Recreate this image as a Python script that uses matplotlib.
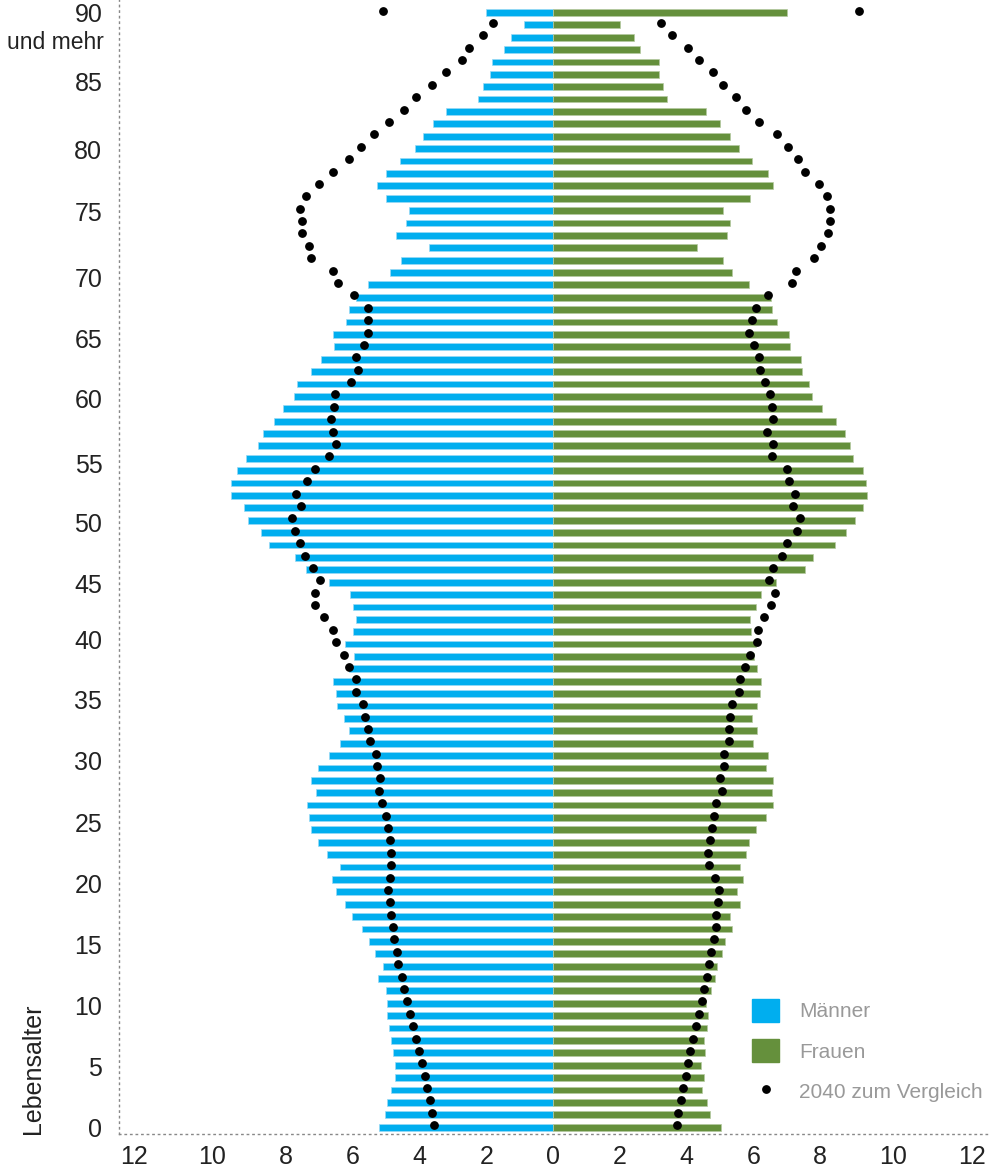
import matplotlib
matplotlib.use("Agg")
import matplotlib.pyplot as plt
from matplotlib.patches import Patch
from matplotlib.lines import Line2D
import numpy as np

# population share per age (0 .. 90 und mehr)
ages = np.arange(0, 91)

maenner = [5.22, 5.03, 4.97, 4.86, 4.74, 4.72, 4.80, 4.84, 4.91, 4.97,
           4.97, 5.01, 5.24, 5.09, 5.34, 5.51, 5.72, 6.01, 6.24, 6.51,
           6.62, 6.39, 6.78, 7.03, 7.26, 7.30, 7.37, 7.09, 7.24, 7.03,
           6.70, 6.39, 6.12, 6.26, 6.47, 6.49, 6.60, 6.12, 5.95, 6.24,
           5.99, 5.89, 5.99, 6.08, 6.70, 7.39, 7.72, 8.50, 8.75, 9.14,
           9.27, 9.64, 9.64, 9.48, 9.19, 8.83, 8.68, 8.37, 8.08, 7.77,
           7.66, 7.26, 6.95, 6.55, 6.60, 6.20, 6.10, 5.91, 5.55, 4.88,
           4.55, 3.72, 4.70, 4.41, 4.32, 4.99, 5.28, 5.01, 4.59, 4.13,
           3.90, 3.59, 3.21, 2.25, 2.11, 1.88, 1.82, 1.46, 1.27, 0.88,
           2.00]

frauen = [5.03, 4.70, 4.61, 4.45, 4.51, 4.43, 4.55, 4.51, 4.61, 4.64,
          4.57, 4.72, 4.86, 4.91, 5.07, 5.14, 5.36, 5.30, 5.59, 5.51,
          5.70, 5.59, 5.78, 5.87, 6.07, 6.39, 6.58, 6.55, 6.58, 6.37,
          6.45, 5.99, 6.10, 5.97, 6.10, 6.20, 6.22, 6.10, 6.03, 6.08,
          5.93, 5.89, 6.07, 6.22, 6.68, 7.56, 7.79, 8.46, 8.77, 9.06,
          9.29, 9.42, 9.39, 9.29, 8.98, 8.91, 8.75, 8.48, 8.06, 7.75,
          7.66, 7.45, 7.43, 7.10, 7.08, 6.72, 6.55, 6.53, 5.87, 5.36,
          5.09, 4.30, 5.20, 5.30, 5.09, 5.89, 6.60, 6.45, 5.97, 5.57,
          5.30, 4.99, 4.59, 3.40, 3.28, 3.19, 3.17, 2.61, 2.42, 2.02,
          7.00]

# 2040 comparison (dots)
maenner_2040 = [3.55, 3.61, 3.69, 3.76, 3.84, 3.93, 4.01, 4.09, 4.18, 4.28,
                4.38, 4.45, 4.53, 4.63, 4.68, 4.76, 4.80, 4.84, 4.88, 4.93,
                4.89, 4.84, 4.84, 4.88, 4.93, 4.99, 5.12, 5.20, 5.18, 5.28,
                5.30, 5.49, 5.55, 5.62, 5.68, 5.91, 5.91, 6.12, 6.26, 6.49,
                6.60, 6.85, 7.12, 7.14, 6.99, 7.20, 7.43, 7.58, 7.72, 7.81,
                7.56, 7.70, 7.37, 7.14, 6.70, 6.51, 6.58, 6.64, 6.56, 6.53,
                6.05, 5.83, 5.91, 5.66, 5.55, 5.53, 5.53, 5.95, 6.45, 6.60,
                7.26, 7.31, 7.52, 7.52, 7.58, 7.39, 7.02, 6.58, 6.12, 5.76,
                5.36, 4.91, 4.47, 4.11, 3.63, 3.21, 2.74, 2.51, 2.09, 1.80,
                5.09]

frauen_2040 = [3.70, 3.74, 3.82, 3.90, 3.97, 4.03, 4.11, 4.20, 4.28, 4.38,
               4.47, 4.53, 4.61, 4.68, 4.74, 4.82, 4.88, 4.89, 4.93, 4.97,
               4.84, 4.68, 4.64, 4.70, 4.76, 4.82, 4.89, 5.05, 4.99, 5.12,
               5.12, 5.26, 5.26, 5.30, 5.37, 5.57, 5.60, 5.74, 5.89, 6.10,
               6.14, 6.33, 6.53, 6.64, 6.47, 6.58, 6.85, 7.02, 7.31, 7.39,
               7.20, 7.26, 7.08, 7.02, 6.56, 6.60, 6.41, 6.58, 6.56, 6.51,
               6.35, 6.20, 6.18, 6.03, 5.87, 5.97, 6.07, 6.45, 7.16, 7.29,
               7.83, 8.04, 8.23, 8.29, 8.29, 8.21, 7.98, 7.54, 7.33, 7.04,
               6.70, 6.16, 5.78, 5.47, 5.09, 4.80, 4.36, 4.05, 3.57, 3.24,
               9.16]

xtick_pos = [-12.55, -10.2, -8, -6, -4, -2, 0, 2, 4, 6, 8, 10.2, 12.55]
xtick_lab = ['12', '10', '8', '6', '4', '2', '0', '2', '4', '6', '8', '10', '12']
ytick_pos = [0, 4.93, 9.85, 14.78, 19.7, 24.6, 29.6, 34.5, 39.4, 43.9,
             48.8, 53.6, 58.8, 63.7, 68.6, 73.9, 78.9, 84.4, 90.0]
ytick_lab = ['0', '5', '10', '15', '20', '25', '30', '35', '40', '45',
             '50', '55', '60', '65', '70', '75', '80', '85', '90']

blau = '#00aeef'
gruen = '#65903c'
schrift = ['Liberation Sans', 'DejaVu Sans']

fig = plt.figure(figsize=(10, 11.69), dpi=100)
ax = fig.add_axes([0.119, 0.03, 0.868, 0.97])

ax.barh(ages, -np.array(maenner), height=0.55, color=blau,
        edgecolor='#9ad9f5', linewidth=0.5)
ax.barh(ages, frauen, height=0.55, color=gruen,
        edgecolor='#b5c9a0', linewidth=0.5)
ax.plot(-np.array(maenner_2040), ages + 0.15, 'o', color='black', ms=5.3)
ax.plot(frauen_2040, ages + 0.15, 'o', color='black', ms=5.3)

ax.set_xlim(-13, 13)
ax.set_ylim(-0.55, 91)
ax.set_xticks(xtick_pos)
ax.set_xticklabels(xtick_lab, family=schrift, fontsize=18, color='#222222')
ax.set_yticks(ytick_pos)
ax.set_yticklabels(ytick_lab, family=schrift, fontsize=18, color='#222222')
ax.tick_params(axis='x', length=0, pad=8)
ax.tick_params(axis='y', length=0, pad=12)

for s in ['top', 'right']:
    ax.spines[s].set_visible(False)
for s in ['left', 'bottom']:
    ax.spines[s].set_linestyle((0, (1, 3)))
    ax.spines[s].set_color('#888888')
    ax.spines[s].set_linewidth(1)

ax.text(-0.017, 87.6, 'und mehr', transform=ax.get_yaxis_transform(),
        ha='right', va='center', family=schrift, fontsize=16.5, color='#222222')

fig.text(0.033, 0.086, 'Lebensalter', rotation=90, ha='center', va='center',
         family=schrift, fontsize=18, color='#222222')

handles = [Patch(color=blau), Patch(color=gruen),
           Line2D([], [], marker='o', color='black', ls='none', ms=5.3)]
fig.legend(handles, ['Männer', 'Frauen', '2040 zum Vergleich'],
           loc='upper left', bbox_to_anchor=(0.752, 1 - 999 / 1169),
           frameon=False, prop={'family': schrift, 'size': 15},
           labelcolor='#999999', handlelength=1.3, handleheight=1.3,
           handletextpad=0.95, labelspacing=0.85, borderpad=0,
           borderaxespad=0)

plt.savefig('out.png', dpi=100)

------------------------------------------------------------------------

_Job:_ Starting at the first line of the material, output exactly the lines up to and including the one with "ages = np.arange(0, 91)". Do not include the pictures.

_Response:_
Recreate this image as a Python script that uses matplotlib.
import matplotlib
matplotlib.use("Agg")
import matplotlib.pyplot as plt
from matplotlib.patches import Patch
from matplotlib.lines import Line2D
import numpy as np

# population share per age (0 .. 90 und mehr)
ages = np.arange(0, 91)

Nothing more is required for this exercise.